Das drittplatzierte Hub SETsquared (Southern England Technology Triangle) ist ein ungewöhnliches, kollaboratives Joint Venture von sechs nicht zu weit voneinander entfernten britischen Forschungsuniversitäten, die seit der Gründung im Jahr 2002 mehr als 5.000 Unternehmer/-innen unterstützt haben, welche anschließend mehr als 4,4 Milliarden Pfund an Fundraising erzielt haben .
In Summe also drei ganz unterschiedliche Modelle. Viele Wege führen nach Rom. Deswegen sind Kopien des Silicon Valley in Europa so schwer tauglich, wie die UnternehmerTUM aus München für andere deutsche Universitäten als Prototyp schwer tauglich ist.
Best Practice führt oft zu strategischer Isomorphie, zu Gleichförmigkeit. Michael Porter von der Harvard Business School , ein weltweit anerkannter Experte für Strategie und Wettbewerbsfähigkeit, formuliert schlicht: „Eine Strategie, die zu einem klaren Wettbewerbsvorteil führt, besteht darin, anders zu sein“. Übersetzt auf die Innovationsintensität von Startup-Ökosystemen heißt das: „Lasst viele Blumen blühen“.

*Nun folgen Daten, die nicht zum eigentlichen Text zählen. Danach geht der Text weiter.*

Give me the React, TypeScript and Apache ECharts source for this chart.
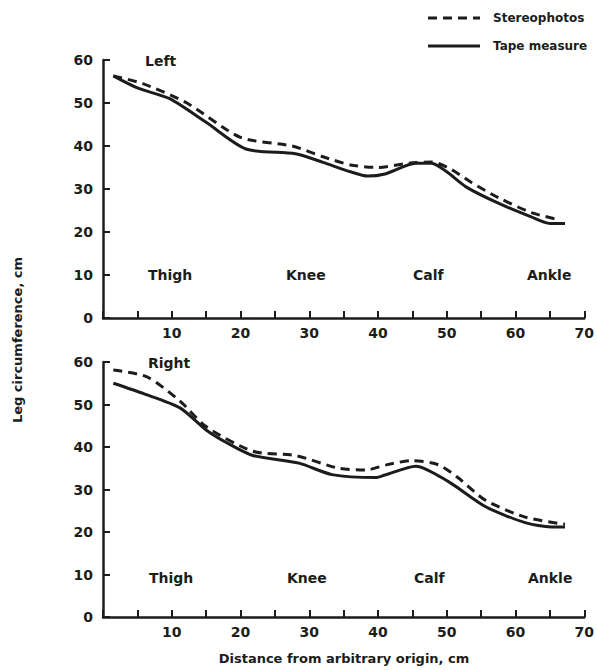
import React, { useEffect, useRef } from "react";
import * as echarts from "echarts";

const xTicks = [0, 10, 20, 30, 40, 50, 60, 70];
const yTicks = [0, 10, 20, 30, 40, 50, 60];
const seriesNames = ["Stereophotos", "Tape measure"];
const regionLabels = ["Thigh", "Knee", "Calf", "Ankle"];
const panelTitles = ["Left", "Right"];

const leftStereo: number[][] = [
  [1.5, 56.3], [5.8, 54.5], [12.2, 50], [20, 42], [27.5, 40], [32, 37.5], [36, 35.6],
  [40, 35], [44.5, 36], [47.8, 36.3], [50.7, 34.5], [53.6, 31.5], [57.5, 28],
  [62.3, 24.5], [66.5, 22.8],
];
const leftTape: number[][] = [
  [1.5, 56.3], [5, 53.5], [9.7, 51], [15, 45.5], [20.8, 39.3], [28, 38.2], [32, 36.2],
  [36, 34], [38.5, 33], [41, 33.5], [45.5, 36], [47.8, 36], [50, 34], [52.8, 30.5],
  [57.5, 26.7], [62.3, 23.5], [65, 22], [67.2, 22],
];
const rightStereo: number[][] = [
  [1.5, 58.1], [6.4, 56.5], [11.2, 50.8], [15, 44.8], [21.8, 39], [28, 38], [34.3, 35],
  [38.3, 34.6], [41.2, 35.8], [45, 36.8], [48.8, 35.8], [51.7, 32.7], [55.6, 27.5],
  [61.4, 23.5], [67.2, 21.8],
];
const rightTape: number[][] = [
  [1.5, 55], [6, 52.5], [11.2, 49.2], [15, 44], [18, 41], [21.8, 38], [28.5, 36.2],
  [33.3, 33.5], [39.7, 32.8], [41, 33.4], [45.5, 35.5], [50.3, 31.8], [55.6, 26],
  [61.4, 22.2], [65.2, 21.2], [67.2, 21.2],
];

const INK = "#1b1d1a";
const FONT = "DejaVu Sans";
const DASH = [9, 6];

export default function App() {
  const ref = useRef<HTMLDivElement>(null);
  useEffect(() => {
    if (!ref.current) return;
    const chart = echarts.init(ref.current, undefined, { renderer: "svg" });
    const grids = [
      { left: 103, top: 60, width: 483, height: 258 },
      { left: 103, top: 362, width: 483, height: 255 },
    ];
    const mkX = (gi: number) => ({
      type: "value",
      gridIndex: gi,
      min: xTicks[0],
      max: xTicks[xTicks.length - 1],
      interval: 5,
      axisLine: { show: true, lineStyle: { color: INK, width: 2.5 } },
      axisTick: { show: true, inside: true, length: 7, lineStyle: { color: INK, width: 2 } },
      splitLine: { show: false },
      axisLabel: {
        margin: 8,
        color: INK,
        fontFamily: FONT,
        fontWeight: "bold",
        fontSize: 14,
        formatter: (v: number) => (v !== 0 && xTicks.includes(v) ? String(v) : ""),
      },
    });
    const mkY = (gi: number) => ({
      type: "value",
      gridIndex: gi,
      min: yTicks[0],
      max: yTicks[yTicks.length - 1],
      interval: 10,
      axisLine: { show: true, lineStyle: { color: INK, width: 2.5 } },
      axisTick: { show: true, inside: true, length: 7, lineStyle: { color: INK, width: 2 } },
      splitLine: { show: false },
      axisLabel: {
        margin: 10,
        color: INK,
        fontFamily: FONT,
        fontWeight: "bold",
        fontSize: 14,
      },
    });
    const mkSeries = (name: string, data: number[][], gi: number, dashed: boolean) => ({
      type: "line",
      name,
      xAxisIndex: gi,
      yAxisIndex: gi,
      data,
      smooth: 0.25,
      symbol: "none",
      lineStyle: { color: INK, width: 3, type: dashed ? DASH : "solid" },
      itemStyle: { color: INK },
    });
    const txt = (text: string, x: number, y: number, size = 14) => ({
      type: "text",
      x,
      y,
      style: {
        text,
        fill: INK,
        font: `bold ${size}px "${FONT}"`,
        textAlign: "left",
        textVerticalAlign: "middle",
      },
    });
    const regionX = [148, 286, 413, 527];
    const graphics: any[] = [
      txt(panelTitles[0], 145, 61),
      txt(panelTitles[1], 148, 363),
    ];
    regionLabels.forEach((r, i) => {
      graphics.push(txt(r, regionX[i], 275));
      graphics.push(txt(r, regionX[i] + 1, 578));
    });
    // legend
    const legendY = [18, 46];
    seriesNames.forEach((n, i) => {
      graphics.push({
        type: "line",
        shape: { x1: 428, y1: legendY[i], x2: 480, y2: legendY[i] },
        style: { stroke: INK, lineWidth: 3, lineDash: i === 0 ? DASH : null },
      });
      graphics.push(txt(n, 493, legendY[i], 12));
    });
    graphics.push({
      type: "text",
      x: 344,
      y: 658,
      style: {
        text: "Distance from arbitrary origin, cm",
        fill: INK,
        font: `bold 13px "${FONT}"`,
        textAlign: "center",
        textVerticalAlign: "middle",
      },
    });
    graphics.push({
      type: "text",
      x: 17,
      y: 340,
      rotation: Math.PI / 2,
      style: {
        text: "Leg circumference, cm",
        fill: INK,
        font: `bold 13px "${FONT}"`,
        textAlign: "center",
        textVerticalAlign: "middle",
      },
    });
    chart.setOption({
      animation: false,
      backgroundColor: "#ffffff",
      grid: grids,
      xAxis: [mkX(0), mkX(1)],
      yAxis: [mkY(0), mkY(1)],
      series: [
        mkSeries(seriesNames[0], leftStereo, 0, true),
        mkSeries(seriesNames[1], leftTape, 0, false),
        mkSeries(seriesNames[0], rightStereo, 1, true),
        mkSeries(seriesNames[1], rightTape, 1, false),
      ],
      graphic: graphics,
    });
    return () => chart.dispose();
  }, []);
  return (
    <div
      ref={ref}
      style={{ position: "absolute", left: 0, top: 0, width: 597, height: 670, background: "#fff" }}
    />
  );
}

Daher meine Empfehlung für ein ‚Innovating Innovation’ : Radikale Varietät bei Gutachtern wie bei Konzepten:
Unabhängige externe Akteure wie beispielsweise Profis der US-amerikanischen National Science Foundation oder Persönlichkeiten wie der Unternehmer Xavier Niel, Gründer der Station F, sind in die Gestaltung von Rahmenbedingungen für Startup-Factories , deren Strategie oder Policies einzubeziehen. An dieser Stelle denke ich auch an Roxanna Varza, heutige Chefin der Station F in Paris (selbst der Incubateur der französischen Spitzenuniverstät HEC ist eingebetteter Teil dieses weltweit größten Startup-Campus) oder Ökosystem-Experten des Yaba Districts in Lagos (Nigeria) mit dem Spitznamen ‘Silicon Lagoon’. Sie alle sind nicht durch deutsche Strukturen und Sichtweisen geprägt oder eingeengt.
Schon der Begriff Factory erinnert gefährlich an die isomorphen Strukturen der deutscher Industriefabriken.
Dass ich Copy Cats ablehne, hat zudem damit zu tun, dass sich in meinen Gesprächen mit etlichen Meinungsmultiplikatoren der 26 Bündnisse, die sich in einer ersten Auswahlphase für den Wettbewerb beworben hatten (darunter auch etliche der 15, die jetzt in die engere Wahl gekommen sind), Unmut über die prägende Rolle der UnternehmerTUM breitgemacht hat. Wie so oft im deutschen Wissenschafts- und Innovationssystem, wird das aber nur hinter vorgehaltener Hand geäußert.
Wie divers die ausgewählten 15 Universitäten beziehungsweise Bündnisse jetzt schon sind, steht in den Sternen. Wenn dann im ersten Quartal 2025 die Gewinner gekürt werden, wird man zudem sehen, ob meine Empfehlung einer diversen Jury und entsprechender variantenreicher Konzepte umgesetzt wurde. Ich sorge mich sehr, dass auch die Startup-Factories ähnlich wie die Deutsche Agentur für Transfer und Innovation inhaltlich-strategisch, strukturell und von den Ressourcen her Rohrkrepierer werden könnten.